■ Stated goal ■
Extract all lines that hold the string "this".

■ Recorded information ■

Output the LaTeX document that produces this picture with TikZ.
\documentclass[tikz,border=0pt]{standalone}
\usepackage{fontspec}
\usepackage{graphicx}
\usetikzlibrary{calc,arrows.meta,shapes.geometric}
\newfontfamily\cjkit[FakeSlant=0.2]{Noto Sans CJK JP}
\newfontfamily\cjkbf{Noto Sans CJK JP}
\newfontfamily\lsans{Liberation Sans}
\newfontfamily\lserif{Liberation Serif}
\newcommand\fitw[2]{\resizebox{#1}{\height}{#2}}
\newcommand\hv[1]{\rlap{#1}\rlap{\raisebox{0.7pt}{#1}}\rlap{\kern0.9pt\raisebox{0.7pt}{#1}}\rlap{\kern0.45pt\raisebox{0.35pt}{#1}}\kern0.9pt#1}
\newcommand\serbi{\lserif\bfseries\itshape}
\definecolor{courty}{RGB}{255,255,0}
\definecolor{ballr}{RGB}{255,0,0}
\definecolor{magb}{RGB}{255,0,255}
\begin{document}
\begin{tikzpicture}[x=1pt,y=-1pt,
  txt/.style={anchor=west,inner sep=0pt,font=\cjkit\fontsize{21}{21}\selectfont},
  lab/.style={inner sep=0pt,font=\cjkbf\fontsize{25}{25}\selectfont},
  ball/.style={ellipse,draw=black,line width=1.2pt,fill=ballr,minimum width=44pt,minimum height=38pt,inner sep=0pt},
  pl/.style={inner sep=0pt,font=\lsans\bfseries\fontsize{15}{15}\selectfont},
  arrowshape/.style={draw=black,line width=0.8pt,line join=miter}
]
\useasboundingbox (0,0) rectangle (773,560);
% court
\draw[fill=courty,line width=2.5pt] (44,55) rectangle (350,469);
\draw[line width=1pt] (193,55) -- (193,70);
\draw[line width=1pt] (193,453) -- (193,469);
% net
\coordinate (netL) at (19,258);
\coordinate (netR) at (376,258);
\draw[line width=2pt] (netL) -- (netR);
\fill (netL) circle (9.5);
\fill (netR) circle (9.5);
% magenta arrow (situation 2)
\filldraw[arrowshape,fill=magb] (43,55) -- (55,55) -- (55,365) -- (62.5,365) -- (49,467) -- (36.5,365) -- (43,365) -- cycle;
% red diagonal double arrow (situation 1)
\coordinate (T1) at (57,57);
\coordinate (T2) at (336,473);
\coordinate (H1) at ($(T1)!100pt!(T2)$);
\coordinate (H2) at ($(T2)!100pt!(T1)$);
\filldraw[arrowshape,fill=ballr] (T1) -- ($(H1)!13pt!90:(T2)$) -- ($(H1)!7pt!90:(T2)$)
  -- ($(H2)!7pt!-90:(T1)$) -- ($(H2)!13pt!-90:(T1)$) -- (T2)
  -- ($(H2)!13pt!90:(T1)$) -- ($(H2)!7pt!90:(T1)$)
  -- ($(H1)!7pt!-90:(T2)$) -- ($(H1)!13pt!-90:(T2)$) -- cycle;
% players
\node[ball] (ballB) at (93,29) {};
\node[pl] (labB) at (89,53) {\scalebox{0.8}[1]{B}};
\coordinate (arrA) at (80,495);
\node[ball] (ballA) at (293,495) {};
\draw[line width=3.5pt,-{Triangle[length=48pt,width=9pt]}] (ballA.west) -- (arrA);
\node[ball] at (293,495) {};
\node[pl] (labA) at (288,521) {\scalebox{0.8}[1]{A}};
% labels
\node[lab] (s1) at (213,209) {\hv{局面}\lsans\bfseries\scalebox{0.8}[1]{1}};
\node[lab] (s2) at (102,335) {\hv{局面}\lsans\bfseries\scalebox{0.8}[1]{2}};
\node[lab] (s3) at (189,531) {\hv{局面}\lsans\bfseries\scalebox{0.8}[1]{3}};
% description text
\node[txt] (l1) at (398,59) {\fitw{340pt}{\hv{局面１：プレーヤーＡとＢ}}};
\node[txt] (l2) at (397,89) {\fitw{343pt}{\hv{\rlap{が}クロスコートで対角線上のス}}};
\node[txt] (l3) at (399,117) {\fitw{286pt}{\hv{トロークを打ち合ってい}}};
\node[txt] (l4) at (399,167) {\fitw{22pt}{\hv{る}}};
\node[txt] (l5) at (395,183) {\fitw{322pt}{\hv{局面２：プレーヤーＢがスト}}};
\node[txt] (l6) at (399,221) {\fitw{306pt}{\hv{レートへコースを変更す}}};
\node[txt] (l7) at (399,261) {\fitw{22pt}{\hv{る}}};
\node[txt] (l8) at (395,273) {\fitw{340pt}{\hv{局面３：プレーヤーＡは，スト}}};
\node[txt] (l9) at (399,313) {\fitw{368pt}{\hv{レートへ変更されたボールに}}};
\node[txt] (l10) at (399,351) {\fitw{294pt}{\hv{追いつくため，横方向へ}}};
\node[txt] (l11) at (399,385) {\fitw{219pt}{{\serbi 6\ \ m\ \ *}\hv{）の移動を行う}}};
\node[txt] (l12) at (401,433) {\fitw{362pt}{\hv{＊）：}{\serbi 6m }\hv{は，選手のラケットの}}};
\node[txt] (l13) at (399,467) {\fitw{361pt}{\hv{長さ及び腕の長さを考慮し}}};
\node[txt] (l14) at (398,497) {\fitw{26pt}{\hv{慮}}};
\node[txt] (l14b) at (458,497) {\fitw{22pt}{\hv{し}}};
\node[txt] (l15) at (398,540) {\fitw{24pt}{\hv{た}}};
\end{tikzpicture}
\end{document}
...
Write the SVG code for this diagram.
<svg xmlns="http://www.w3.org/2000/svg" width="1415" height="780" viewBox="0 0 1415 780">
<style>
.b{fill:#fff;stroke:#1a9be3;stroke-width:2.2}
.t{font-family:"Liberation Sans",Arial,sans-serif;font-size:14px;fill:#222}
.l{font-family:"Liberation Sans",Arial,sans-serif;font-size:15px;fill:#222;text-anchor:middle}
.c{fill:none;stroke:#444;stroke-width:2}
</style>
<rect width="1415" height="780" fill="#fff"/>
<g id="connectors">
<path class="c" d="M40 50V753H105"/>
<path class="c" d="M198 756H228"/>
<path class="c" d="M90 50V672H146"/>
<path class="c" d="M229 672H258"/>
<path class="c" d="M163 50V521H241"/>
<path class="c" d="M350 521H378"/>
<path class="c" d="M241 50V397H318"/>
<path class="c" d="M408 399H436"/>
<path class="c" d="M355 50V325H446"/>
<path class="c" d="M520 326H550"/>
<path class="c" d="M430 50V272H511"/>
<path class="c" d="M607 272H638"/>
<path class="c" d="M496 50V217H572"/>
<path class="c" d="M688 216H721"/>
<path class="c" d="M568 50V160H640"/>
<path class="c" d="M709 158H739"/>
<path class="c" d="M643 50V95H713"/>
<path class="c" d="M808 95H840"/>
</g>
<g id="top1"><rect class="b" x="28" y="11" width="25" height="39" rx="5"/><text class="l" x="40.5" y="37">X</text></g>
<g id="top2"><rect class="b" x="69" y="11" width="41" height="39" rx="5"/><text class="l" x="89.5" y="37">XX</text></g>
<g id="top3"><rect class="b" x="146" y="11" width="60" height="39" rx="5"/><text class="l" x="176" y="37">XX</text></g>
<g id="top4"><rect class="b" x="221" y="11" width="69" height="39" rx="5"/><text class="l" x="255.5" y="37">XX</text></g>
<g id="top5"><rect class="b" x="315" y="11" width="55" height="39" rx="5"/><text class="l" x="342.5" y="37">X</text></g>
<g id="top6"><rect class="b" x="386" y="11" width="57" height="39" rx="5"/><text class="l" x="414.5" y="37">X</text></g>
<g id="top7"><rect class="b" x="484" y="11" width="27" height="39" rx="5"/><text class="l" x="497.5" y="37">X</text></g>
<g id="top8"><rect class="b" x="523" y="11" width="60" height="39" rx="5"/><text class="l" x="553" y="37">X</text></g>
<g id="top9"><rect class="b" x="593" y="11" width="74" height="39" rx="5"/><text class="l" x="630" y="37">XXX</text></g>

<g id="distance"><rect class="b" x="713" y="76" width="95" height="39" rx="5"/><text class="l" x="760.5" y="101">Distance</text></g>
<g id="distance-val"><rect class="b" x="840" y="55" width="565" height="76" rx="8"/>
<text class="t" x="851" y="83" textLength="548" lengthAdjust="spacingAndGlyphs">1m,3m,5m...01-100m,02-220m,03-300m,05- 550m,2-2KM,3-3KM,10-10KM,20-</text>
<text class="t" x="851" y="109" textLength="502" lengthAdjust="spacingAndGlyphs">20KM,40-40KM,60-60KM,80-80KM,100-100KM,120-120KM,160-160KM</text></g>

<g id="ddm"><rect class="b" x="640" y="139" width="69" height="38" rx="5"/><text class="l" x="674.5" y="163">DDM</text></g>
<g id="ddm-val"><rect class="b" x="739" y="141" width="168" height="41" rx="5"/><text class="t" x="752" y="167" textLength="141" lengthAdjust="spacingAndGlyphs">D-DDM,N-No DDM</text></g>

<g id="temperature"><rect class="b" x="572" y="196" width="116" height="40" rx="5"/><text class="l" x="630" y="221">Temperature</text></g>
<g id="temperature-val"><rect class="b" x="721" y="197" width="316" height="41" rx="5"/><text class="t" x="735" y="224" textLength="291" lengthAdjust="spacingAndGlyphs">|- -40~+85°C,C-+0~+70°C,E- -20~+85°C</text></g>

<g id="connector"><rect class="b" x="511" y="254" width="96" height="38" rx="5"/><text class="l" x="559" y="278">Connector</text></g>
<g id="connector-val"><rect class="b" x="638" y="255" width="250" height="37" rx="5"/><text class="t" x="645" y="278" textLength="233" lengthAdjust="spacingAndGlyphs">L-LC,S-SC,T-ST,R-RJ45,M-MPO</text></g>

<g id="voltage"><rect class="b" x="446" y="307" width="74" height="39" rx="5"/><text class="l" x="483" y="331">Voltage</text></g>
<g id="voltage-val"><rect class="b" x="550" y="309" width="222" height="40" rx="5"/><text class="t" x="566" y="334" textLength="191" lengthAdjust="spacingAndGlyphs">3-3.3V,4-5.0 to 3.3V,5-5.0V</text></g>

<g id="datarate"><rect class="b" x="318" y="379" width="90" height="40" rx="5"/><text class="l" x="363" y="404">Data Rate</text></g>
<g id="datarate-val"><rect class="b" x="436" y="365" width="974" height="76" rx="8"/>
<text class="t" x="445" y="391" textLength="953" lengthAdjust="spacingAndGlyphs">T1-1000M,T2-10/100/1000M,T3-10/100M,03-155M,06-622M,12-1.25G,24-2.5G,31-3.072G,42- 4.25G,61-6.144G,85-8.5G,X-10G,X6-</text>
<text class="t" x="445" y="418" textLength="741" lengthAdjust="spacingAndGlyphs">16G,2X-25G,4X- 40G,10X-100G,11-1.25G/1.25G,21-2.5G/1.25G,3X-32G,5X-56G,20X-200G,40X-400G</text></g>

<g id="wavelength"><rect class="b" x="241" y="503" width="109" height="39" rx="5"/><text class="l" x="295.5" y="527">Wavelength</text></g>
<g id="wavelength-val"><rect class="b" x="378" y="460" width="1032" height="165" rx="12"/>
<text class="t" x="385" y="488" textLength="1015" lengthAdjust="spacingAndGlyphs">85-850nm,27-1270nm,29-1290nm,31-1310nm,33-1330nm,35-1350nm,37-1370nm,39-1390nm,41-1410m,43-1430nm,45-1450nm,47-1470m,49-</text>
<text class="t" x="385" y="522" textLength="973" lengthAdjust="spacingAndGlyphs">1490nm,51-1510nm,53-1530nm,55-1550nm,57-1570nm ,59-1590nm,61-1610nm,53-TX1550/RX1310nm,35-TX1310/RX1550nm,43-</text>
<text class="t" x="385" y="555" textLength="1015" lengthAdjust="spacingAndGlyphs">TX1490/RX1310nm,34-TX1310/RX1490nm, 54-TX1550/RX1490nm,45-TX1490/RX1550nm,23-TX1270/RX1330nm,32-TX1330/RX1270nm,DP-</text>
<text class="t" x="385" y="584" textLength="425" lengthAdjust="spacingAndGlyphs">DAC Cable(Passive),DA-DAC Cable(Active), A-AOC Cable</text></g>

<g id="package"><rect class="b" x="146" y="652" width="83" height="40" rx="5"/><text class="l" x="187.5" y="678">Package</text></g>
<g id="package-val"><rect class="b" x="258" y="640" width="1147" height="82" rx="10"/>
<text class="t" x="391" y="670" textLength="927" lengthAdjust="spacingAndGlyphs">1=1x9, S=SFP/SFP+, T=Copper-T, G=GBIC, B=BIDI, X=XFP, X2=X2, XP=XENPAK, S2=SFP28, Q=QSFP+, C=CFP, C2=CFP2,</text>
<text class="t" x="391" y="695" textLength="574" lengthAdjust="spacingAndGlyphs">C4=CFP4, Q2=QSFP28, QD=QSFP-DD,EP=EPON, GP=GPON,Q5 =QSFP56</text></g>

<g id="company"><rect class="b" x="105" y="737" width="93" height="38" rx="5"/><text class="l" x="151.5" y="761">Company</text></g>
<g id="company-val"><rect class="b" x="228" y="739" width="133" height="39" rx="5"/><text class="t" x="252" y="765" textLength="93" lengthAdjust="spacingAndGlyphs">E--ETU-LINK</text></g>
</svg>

■ Task solution ■
Output the LaTeX document that produces this picture with TikZ.
Write the SVG code for this diagram.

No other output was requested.